Timing and availability. At the outset of every engagement, you should determine when the lawyer will be able to begin work on your matter and how long it will take. This is key to make sure the lawyer can meet your timeline. Unfortunately, lawyers and clients often have issues around timing: clients can have unrealistic expectations on when the lawyer can begin work or how long something may take and sometimes lawyers take too long to get around to focusing on your matter. Communication is key here to avoid misunderstandings down the road. Issues related to timing are also a reason to select your lawyer early as opposed to searching for a lawyer at the last minute (like trying to find a lawyer to hire on Friday afternoon to advise you about something on Monday morning).
Who will work on my matter? You should find out if the lawyer you hire will actually be the person working on the matter or if someone else will. Questions to ask include:
- Are you the person who will be handling this and doing the work on my behalf?
- If not, who will and why?
- If I have an issue, can I speak with you?
- What is the experience of the lawyer who will be doing the work if it is not you?
- Will I be paying for that lawyer to learn or is he or she experienced in the area and working with clients like me?
What is the best way for me to reach you? Are you available only during business hours? Are you willing to give me your cell phone? Are you OK with me texting you (many firms have rules preventing clients from texting because they cannot keep an easy record of such communications). When can I expect you to return my phone calls and respond to my emails?

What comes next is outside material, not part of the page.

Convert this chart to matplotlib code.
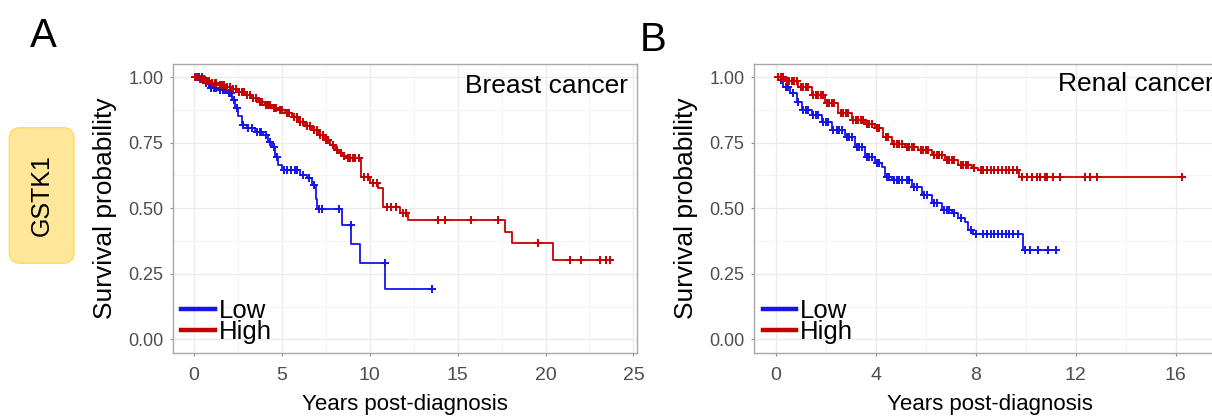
import numpy as np
import matplotlib
matplotlib.use("Agg")
import matplotlib.pyplot as plt
from matplotlib.patches import FancyBboxPatch
from matplotlib.lines import Line2D

plt.rcParams['font.family'] = ['Liberation Sans', 'DejaVu Sans']

# ---------------- data ----------------
group_labels = ["Low", "High"]
panel_titles = ["Breast cancer", "Renal cancer"]
panel_letters = ["A", "B"]
gene_label = "GSTK1"

# Breast cancer, Low expression
breast_low_t = [0, 0.65, 0.93, 1.41, 1.88, 2.17, 2.35, 2.54, 2.73, 3.02, 3.49, 3.97, 4.25, 4.48,
                4.63, 4.82, 5.01, 6.05, 6.43, 6.72, 6.94, 6.98, 7.02, 8.46, 8.97, 9.45, 10.9]
breast_low_s = [1.0, 0.977, 0.958, 0.951, 0.939, 0.913, 0.882, 0.850, 0.818, 0.805, 0.792, 0.780,
                0.754, 0.735, 0.697, 0.665, 0.646, 0.627, 0.614, 0.588, 0.563, 0.535, 0.499, 0.438,
                0.365, 0.293, 0.193]
breast_low_end = 13.55
breast_low_cens = [0.3, 0.5, 0.7, 0.85, 1.0, 1.15, 1.3, 1.5, 1.65, 1.8, 2.0, 2.1, 2.3, 2.45, 2.8,
                   3.1, 3.3, 3.6, 3.75, 3.85, 4.1, 4.35, 4.55, 4.75, 5.15, 5.3, 5.55, 5.75, 5.9,
                   6.2, 6.55, 6.85, 7.15, 7.3, 8.27, 8.93, 10.87, 13.55]

# Breast cancer, High expression
breast_high_t = [0, 0.3, 0.65, 1.0, 1.41, 1.8, 2.17, 2.55, 2.92, 3.3, 3.68, 4.05, 4.44, 4.8, 5.2,
                 5.6, 5.96, 6.35, 6.72, 7.1, 7.47, 7.75, 8.04, 8.25, 8.42, 8.7, 9.5, 10.03, 10.5,
                 10.76, 11.74, 12.21, 17.71, 18.09, 20.43]
breast_high_s = [1.0, 0.994, 0.986, 0.978, 0.971, 0.962, 0.955, 0.944, 0.932, 0.920, 0.907, 0.895,
                 0.884, 0.873, 0.862, 0.847, 0.830, 0.815, 0.799, 0.780, 0.760, 0.742, 0.722, 0.710,
                 0.700, 0.693, 0.620, 0.595, 0.576, 0.506, 0.480, 0.457, 0.410, 0.366, 0.302]
breast_high_end = 23.69
breast_high_cens = [0.1, 0.2, 0.35, 0.5, 0.6, 0.75, 0.9, 1.05, 1.2, 1.3, 1.5, 1.6, 1.75, 1.9, 2.05,
                    2.25, 2.4, 2.6, 2.75, 2.85, 3.05, 3.2, 3.4, 3.55, 3.75, 3.9, 4.1, 4.25, 4.35,
                    4.55, 4.7, 4.9, 5.05, 5.3, 5.45, 5.7, 5.85, 6.05, 6.2, 6.45, 6.6, 6.85, 7.0,
                    7.2, 7.35, 7.55, 7.65, 7.9, 8.15, 8.35, 8.55, 8.75, 8.9, 9.05, 9.2, 9.4, 9.7,
                    9.9, 10.2, 10.4, 11.0, 11.2, 11.5, 11.9, 12.1, 13.87, 14.26, 15.77, 17.29,
                    19.57, 21.37, 22.04, 23.08, 23.46, 23.69]

# Renal cancer, Low expression
renal_low_t = [0, 0.11, 0.31, 0.57, 0.84, 1.04, 1.44, 1.84, 2.24, 2.77, 3.17, 3.57, 3.97, 4.24,
               4.37, 4.64, 5.44, 5.84, 6.24, 6.64, 7.04, 7.3, 7.57, 7.7, 7.9, 9.9]
renal_low_s = [1.0, 0.990, 0.964, 0.939, 0.907, 0.875, 0.856, 0.830, 0.799, 0.773, 0.735, 0.697,
               0.671, 0.658, 0.620, 0.608, 0.582, 0.550, 0.519, 0.493, 0.480, 0.461, 0.448, 0.416,
               0.401, 0.340]
renal_low_end = 11.21
renal_low_cens = [0.2, 0.4, 0.5, 0.7, 0.9, 1.1, 1.2, 1.3, 1.5, 1.6, 1.7, 1.9, 2.0, 2.1, 2.3, 2.45,
                  2.55, 2.65, 2.85, 2.95, 3.05, 3.25, 3.35, 3.45, 3.65, 3.75, 3.85, 4.05, 4.15,
                  4.45, 4.55, 4.75, 4.85, 4.95, 5.05, 5.25, 5.35, 5.55, 5.65, 5.95, 6.05, 6.35,
                  6.45, 6.75, 6.85, 6.95, 7.15, 7.4, 7.8, 8.0, 8.3, 8.44, 8.6, 8.75, 8.9, 9.05,
                  9.2, 9.35, 9.5, 9.7, 9.97, 10.17, 10.5, 10.9, 11.21]

# Renal cancer, High expression
renal_high_t = [0, 0.37, 0.91, 1.44, 1.97, 2.5, 3.04, 3.57, 3.97, 4.3, 4.64, 5.17, 5.7, 6.24,
                6.77, 7.3, 7.84, 8.1, 9.75]
renal_high_s = [1.0, 0.986, 0.964, 0.932, 0.901, 0.862, 0.837, 0.820, 0.805, 0.773, 0.744, 0.735,
                0.722, 0.703, 0.684, 0.665, 0.655, 0.646, 0.618]
renal_high_end = 16.24
renal_high_cens = [0.1, 0.2, 0.3, 0.45, 0.55, 0.65, 0.75, 0.85, 1.0, 1.1, 1.2, 1.3, 1.5, 1.6, 1.7,
                   1.8, 1.9, 2.05, 2.15, 2.25, 2.35, 2.6, 2.7, 2.8, 2.9, 3.1, 3.2, 3.3, 3.4, 3.5,
                   3.65, 3.75, 3.85, 4.05, 4.15, 4.4, 4.5, 4.75, 4.85, 4.95, 5.05, 5.25, 5.35,
                   5.45, 5.55, 5.8, 5.9, 6.0, 6.1, 6.35, 6.45, 6.55, 6.65, 6.85, 6.95, 7.05, 7.15,
                   7.4, 7.5, 7.6, 7.7, 7.95, 8.2, 8.3, 8.45, 8.6, 8.75, 8.9, 9.05, 9.2, 9.35, 9.5,
                   9.65, 9.84, 10.04, 10.24, 10.44, 10.57, 10.77, 10.84, 11.11, 11.37, 12.37,
                   12.57, 12.84, 16.24]

x_ticks_A = [0, 5, 10, 15, 20, 25]
x_ticks_B = [0, 4, 8, 12, 16]
y_ticks = [0.0, 0.25, 0.5, 0.75, 1.0]

# ---------------- styling ----------------
COL_LOW = "#1515E8"
COL_HIGH = "#C40000"
GRID_MAJ = "#EBEBEB"
GRID_MIN = "#F4F4F4"
BORDER = "#A8A8A8"
TICK_LBL = "#4D4D4D"

fig = plt.figure(figsize=(12.12, 4.17), dpi=100)

axA = fig.add_axes([173/1212, 1 - 353/417, 464/1212, 289.5/417])
axB = fig.add_axes([754.3/1212, 1 - 353/417, 470.4/1212, 289.5/417])


def km(ax, t, s, end, cens, color):
    tt = list(t) + [end]
    ss = list(s) + [s[-1]]
    ax.step(tt, ss, where="post", color=color, lw=1.3, zorder=3)
    t_arr = np.asarray(t)
    s_arr = np.asarray(s)
    idx = np.searchsorted(t_arr, np.asarray(cens), side="right") - 1
    ax.plot(cens, s_arr[idx], linestyle="none", marker="+", ms=5.5, mew=1.4,
            color=color, zorder=4)


def style(ax, xlim, xticks, minor_x):
    ax.set_xlim(*xlim)
    ax.set_ylim(-0.052, 1.052)
    ax.set_xticks(xticks)
    ax.set_xticks(minor_x, minor=True)
    ax.set_yticks(y_ticks)
    ax.set_yticks([0.125, 0.375, 0.625, 0.875], minor=True)
    ax.set_yticklabels([f"{v:.2f}" for v in y_ticks])
    ax.grid(True, which="major", color=GRID_MAJ, lw=1.0, zorder=0)
    ax.grid(True, which="minor", color=GRID_MIN, lw=0.8, zorder=0)
    ax.set_axisbelow(True)
    for sp in ax.spines.values():
        sp.set_color(BORDER)
        sp.set_linewidth(1.0)
    ax.tick_params(which="major", length=2.5, width=0.8, color="#8C8C8C")
    ax.tick_params(which="minor", length=0)
    ax.tick_params(axis="x", labelsize=14, labelcolor=TICK_LBL, pad=7.5)
    ax.tick_params(axis="y", labelsize=13, labelcolor=TICK_LBL, pad=4.5)
    ax.set_xlabel("Years post-diagnosis", fontsize=16, labelpad=7)
    ax.set_ylabel("Survival probability", fontsize=19, labelpad=8)


km(axA, breast_low_t, breast_low_s, breast_low_end, breast_low_cens, COL_LOW)
km(axA, breast_high_t, breast_high_s, breast_high_end, breast_high_cens, COL_HIGH)
km(axB, renal_low_t, renal_low_s, renal_low_end, renal_low_cens, COL_LOW)
km(axB, renal_high_t, renal_high_s, renal_high_end, renal_high_cens, COL_HIGH)

style(axA, (-1.17, 25.2), x_ticks_A, [2.5, 7.5, 12.5, 17.5, 22.5])
style(axB, (-0.855, 17.96), x_ticks_B, [2, 6, 10, 14])

axA.text(0.9806, 0.899, panel_titles[0], transform=axA.transAxes, ha="right",
         va="baseline", fontsize=19)
axB.text(0.977, 0.906, panel_titles[1], transform=axB.transAxes, ha="right",
         va="baseline", fontsize=19)

for ax in (axA, axB):
    handles = [Line2D([], [], color=COL_LOW, lw=3.2),
               Line2D([], [], color=COL_HIGH, lw=3.2)]
    ax.legend(handles, group_labels, loc="lower left", bbox_to_anchor=(0.012, 0.022),
              frameon=False, fontsize=18.5, handlelength=1.3, handletextpad=0.15,
              labelspacing=-0.1, borderpad=0.1, borderaxespad=0.0)

fig.text(30/1212, 1 - 47/417, panel_letters[0], fontsize=29, va="baseline", ha="left")
fig.text(640/1212, 1 - 51/417, panel_letters[1], fontsize=29, va="baseline", ha="left")

box = FancyBboxPatch((0.093, 1.537), 0.647, 1.356,
                     boxstyle="round,pad=0,rounding_size=0.11",
                     transform=fig.dpi_scale_trans, facecolor="#FFE699",
                     edgecolor="#FFD966", lw=1.0)
fig.patches.append(box)
fig.text(41.7/1212, 1 - 195/417, gene_label, rotation=90, fontsize=18,
         ha="center", va="center")

fig.savefig("out.png", dpi=100)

Why is the retainer so high? Many lawyers require a retainer that will be placed in their client trust account. Don’t be shy about asking how the lawyer determined the amount of the retainer. For example, if the lawyer is doing work for you that should not exceed 5 hours of his time, the retainer does not need to be equivalent to 10 hours of time. You can also propose that the retainer be limited to a certain amount and once the lawyer’s time exceeds the retainer you will replenish it.